[Data listing]
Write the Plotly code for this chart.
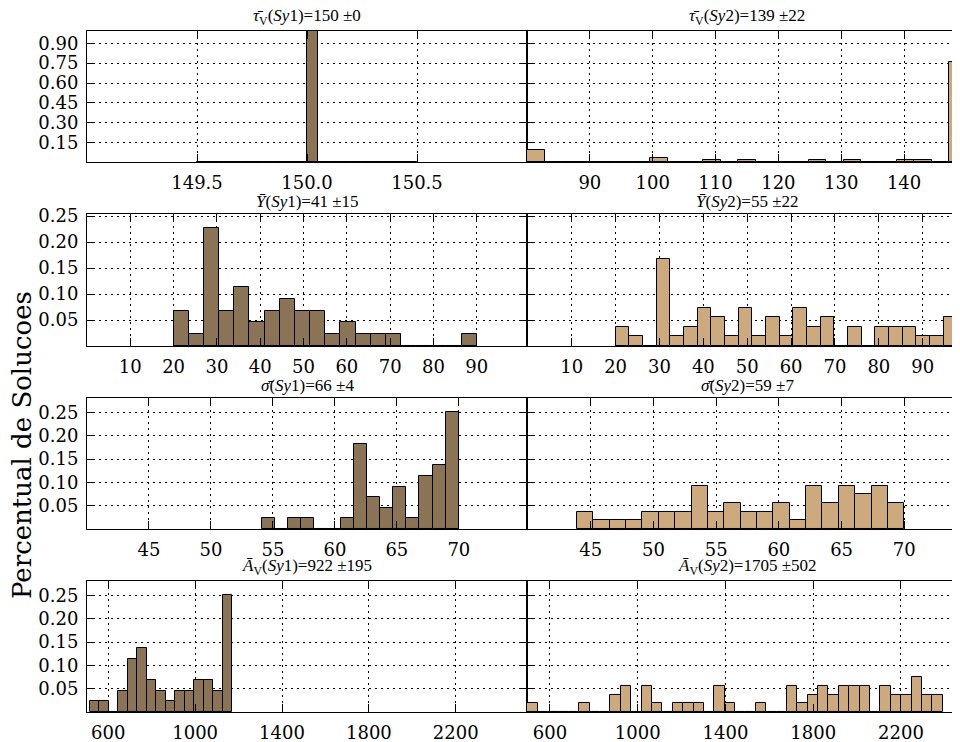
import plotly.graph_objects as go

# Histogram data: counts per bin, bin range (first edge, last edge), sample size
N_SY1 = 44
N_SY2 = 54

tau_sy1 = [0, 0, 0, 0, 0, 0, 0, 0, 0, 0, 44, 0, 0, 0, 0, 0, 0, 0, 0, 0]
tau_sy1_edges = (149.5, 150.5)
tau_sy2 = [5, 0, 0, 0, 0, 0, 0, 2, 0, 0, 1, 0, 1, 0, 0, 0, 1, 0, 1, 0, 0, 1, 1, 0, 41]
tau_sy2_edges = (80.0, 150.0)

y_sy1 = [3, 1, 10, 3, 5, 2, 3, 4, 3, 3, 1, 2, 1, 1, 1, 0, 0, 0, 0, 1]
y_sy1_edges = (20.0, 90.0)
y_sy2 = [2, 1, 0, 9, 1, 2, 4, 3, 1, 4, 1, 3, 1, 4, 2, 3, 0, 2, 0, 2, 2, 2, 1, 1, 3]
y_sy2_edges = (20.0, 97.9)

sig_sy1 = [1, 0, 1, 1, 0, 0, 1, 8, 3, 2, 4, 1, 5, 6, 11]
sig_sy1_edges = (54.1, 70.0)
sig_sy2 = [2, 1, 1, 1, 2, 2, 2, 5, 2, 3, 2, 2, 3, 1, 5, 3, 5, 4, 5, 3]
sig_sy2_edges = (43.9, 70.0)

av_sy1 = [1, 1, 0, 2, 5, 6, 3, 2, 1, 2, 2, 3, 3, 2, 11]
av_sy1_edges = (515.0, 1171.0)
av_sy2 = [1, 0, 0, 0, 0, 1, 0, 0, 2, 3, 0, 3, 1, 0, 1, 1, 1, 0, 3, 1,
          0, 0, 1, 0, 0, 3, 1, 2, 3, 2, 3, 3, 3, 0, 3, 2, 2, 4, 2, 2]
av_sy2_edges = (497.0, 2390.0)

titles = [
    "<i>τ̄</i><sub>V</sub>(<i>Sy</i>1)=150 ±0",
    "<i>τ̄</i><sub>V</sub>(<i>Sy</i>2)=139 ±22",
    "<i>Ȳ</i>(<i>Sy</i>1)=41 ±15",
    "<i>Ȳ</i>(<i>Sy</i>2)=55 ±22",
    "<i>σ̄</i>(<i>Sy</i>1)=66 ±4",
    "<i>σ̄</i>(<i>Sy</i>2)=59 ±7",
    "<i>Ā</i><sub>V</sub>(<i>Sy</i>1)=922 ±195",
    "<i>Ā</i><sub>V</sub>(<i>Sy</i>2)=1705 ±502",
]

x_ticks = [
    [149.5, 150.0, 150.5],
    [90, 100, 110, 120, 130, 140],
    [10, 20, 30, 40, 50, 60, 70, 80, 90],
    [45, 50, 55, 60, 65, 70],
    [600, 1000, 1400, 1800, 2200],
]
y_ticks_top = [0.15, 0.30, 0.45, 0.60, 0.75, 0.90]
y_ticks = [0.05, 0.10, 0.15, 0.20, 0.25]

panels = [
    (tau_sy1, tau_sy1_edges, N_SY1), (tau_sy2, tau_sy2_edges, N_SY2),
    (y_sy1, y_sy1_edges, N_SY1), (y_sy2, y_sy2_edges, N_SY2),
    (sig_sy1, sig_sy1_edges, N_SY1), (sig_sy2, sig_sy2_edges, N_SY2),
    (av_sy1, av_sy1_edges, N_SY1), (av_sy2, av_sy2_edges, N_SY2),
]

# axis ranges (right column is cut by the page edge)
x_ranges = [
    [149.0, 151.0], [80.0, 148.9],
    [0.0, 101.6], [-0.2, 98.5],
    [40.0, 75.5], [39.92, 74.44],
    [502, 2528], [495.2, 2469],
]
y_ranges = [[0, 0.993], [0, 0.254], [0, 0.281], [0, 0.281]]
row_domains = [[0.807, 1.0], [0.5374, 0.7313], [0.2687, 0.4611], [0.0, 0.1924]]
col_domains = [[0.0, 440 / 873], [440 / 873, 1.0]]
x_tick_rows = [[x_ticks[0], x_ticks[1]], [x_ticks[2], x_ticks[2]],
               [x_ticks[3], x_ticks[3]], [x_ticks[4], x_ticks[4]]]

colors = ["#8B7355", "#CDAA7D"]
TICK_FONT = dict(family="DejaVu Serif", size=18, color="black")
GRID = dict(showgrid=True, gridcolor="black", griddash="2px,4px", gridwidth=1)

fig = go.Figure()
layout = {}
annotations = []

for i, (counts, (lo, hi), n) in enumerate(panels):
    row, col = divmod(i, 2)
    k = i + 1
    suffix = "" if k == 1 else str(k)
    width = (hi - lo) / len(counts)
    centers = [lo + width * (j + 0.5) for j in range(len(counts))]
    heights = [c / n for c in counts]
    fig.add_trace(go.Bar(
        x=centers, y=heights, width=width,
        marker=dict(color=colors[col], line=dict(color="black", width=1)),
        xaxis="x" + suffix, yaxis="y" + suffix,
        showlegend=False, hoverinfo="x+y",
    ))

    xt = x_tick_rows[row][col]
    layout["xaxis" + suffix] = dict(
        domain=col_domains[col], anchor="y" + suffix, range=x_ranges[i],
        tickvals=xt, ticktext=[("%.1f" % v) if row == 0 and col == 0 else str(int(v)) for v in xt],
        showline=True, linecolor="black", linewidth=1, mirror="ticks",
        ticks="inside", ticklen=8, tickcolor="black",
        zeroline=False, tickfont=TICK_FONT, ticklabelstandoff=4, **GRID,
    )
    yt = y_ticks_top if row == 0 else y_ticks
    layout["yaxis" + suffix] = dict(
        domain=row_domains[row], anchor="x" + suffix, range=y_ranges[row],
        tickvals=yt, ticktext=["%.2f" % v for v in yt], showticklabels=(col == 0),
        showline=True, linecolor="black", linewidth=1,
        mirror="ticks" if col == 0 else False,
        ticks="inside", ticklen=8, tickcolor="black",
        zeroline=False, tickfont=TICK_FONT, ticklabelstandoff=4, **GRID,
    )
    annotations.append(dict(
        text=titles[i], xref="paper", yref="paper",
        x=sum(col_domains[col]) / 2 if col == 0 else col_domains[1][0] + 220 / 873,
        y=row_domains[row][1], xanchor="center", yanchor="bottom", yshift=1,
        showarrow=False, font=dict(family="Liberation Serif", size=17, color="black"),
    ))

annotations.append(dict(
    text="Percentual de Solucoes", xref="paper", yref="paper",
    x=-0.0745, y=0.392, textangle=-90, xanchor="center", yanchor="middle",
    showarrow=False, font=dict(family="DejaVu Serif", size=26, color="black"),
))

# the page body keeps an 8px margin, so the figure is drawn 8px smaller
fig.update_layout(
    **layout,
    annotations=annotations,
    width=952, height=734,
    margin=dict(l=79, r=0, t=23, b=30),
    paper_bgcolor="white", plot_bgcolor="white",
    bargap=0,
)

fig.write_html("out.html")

---

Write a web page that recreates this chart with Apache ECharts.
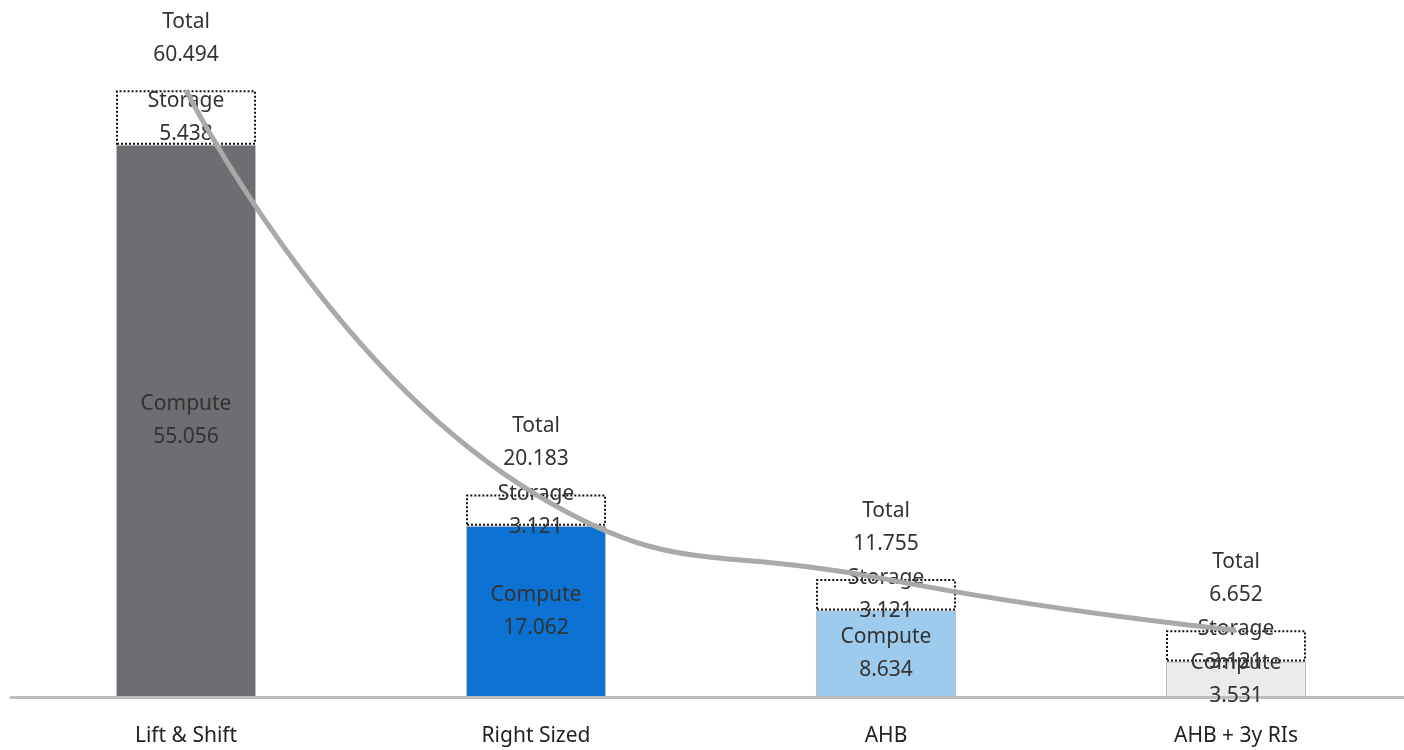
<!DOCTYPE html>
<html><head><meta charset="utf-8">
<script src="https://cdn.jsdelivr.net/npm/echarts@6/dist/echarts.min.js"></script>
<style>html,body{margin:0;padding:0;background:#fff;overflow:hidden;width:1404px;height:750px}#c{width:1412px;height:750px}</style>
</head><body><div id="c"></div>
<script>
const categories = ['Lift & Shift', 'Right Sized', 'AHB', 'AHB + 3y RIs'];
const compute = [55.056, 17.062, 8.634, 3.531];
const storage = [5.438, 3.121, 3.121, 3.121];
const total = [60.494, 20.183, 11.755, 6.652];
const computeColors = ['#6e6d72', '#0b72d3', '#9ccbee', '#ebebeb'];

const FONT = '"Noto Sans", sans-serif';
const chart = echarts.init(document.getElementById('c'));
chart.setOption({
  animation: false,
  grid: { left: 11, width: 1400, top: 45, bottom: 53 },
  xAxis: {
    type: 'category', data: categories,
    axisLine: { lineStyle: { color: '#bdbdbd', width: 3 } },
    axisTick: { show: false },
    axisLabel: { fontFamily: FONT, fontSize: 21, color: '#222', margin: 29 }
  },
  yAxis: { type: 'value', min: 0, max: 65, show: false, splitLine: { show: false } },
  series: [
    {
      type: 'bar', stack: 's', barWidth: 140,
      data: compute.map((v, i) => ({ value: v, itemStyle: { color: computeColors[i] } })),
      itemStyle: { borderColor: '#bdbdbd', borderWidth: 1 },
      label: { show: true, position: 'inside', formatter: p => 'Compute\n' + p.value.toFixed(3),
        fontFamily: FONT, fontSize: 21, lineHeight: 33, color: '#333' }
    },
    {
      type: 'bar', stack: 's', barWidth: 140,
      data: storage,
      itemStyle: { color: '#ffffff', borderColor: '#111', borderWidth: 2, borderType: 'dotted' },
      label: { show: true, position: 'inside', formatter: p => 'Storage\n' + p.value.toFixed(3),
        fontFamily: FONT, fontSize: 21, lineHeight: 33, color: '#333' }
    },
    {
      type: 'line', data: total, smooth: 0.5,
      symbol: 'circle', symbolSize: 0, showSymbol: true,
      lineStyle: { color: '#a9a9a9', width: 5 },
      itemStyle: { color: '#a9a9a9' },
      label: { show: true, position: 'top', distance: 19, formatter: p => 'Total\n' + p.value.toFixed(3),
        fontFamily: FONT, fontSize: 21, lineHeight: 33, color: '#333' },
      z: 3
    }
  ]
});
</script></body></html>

[Written exercise]
Only the stretch from the line with "Write a web" through the line with "['#6e6d72', '#0b72d3', '#9ccbee', '#ebebeb'];" should be copied, exactly and with both ends. Drop the pictures.

[Solution for this exercise]
Write a web page that recreates this chart with Apache ECharts.
<!DOCTYPE html>
<html><head><meta charset="utf-8">
<script src="https://cdn.jsdelivr.net/npm/echarts@6/dist/echarts.min.js"></script>
<style>html,body{margin:0;padding:0;background:#fff;overflow:hidden;width:1404px;height:750px}#c{width:1412px;height:750px}</style>
</head><body><div id="c"></div>
<script>
const categories = ['Lift & Shift', 'Right Sized', 'AHB', 'AHB + 3y RIs'];
const compute = [55.056, 17.062, 8.634, 3.531];
const storage = [5.438, 3.121, 3.121, 3.121];
const total = [60.494, 20.183, 11.755, 6.652];
const computeColors = ['#6e6d72', '#0b72d3', '#9ccbee', '#ebebeb'];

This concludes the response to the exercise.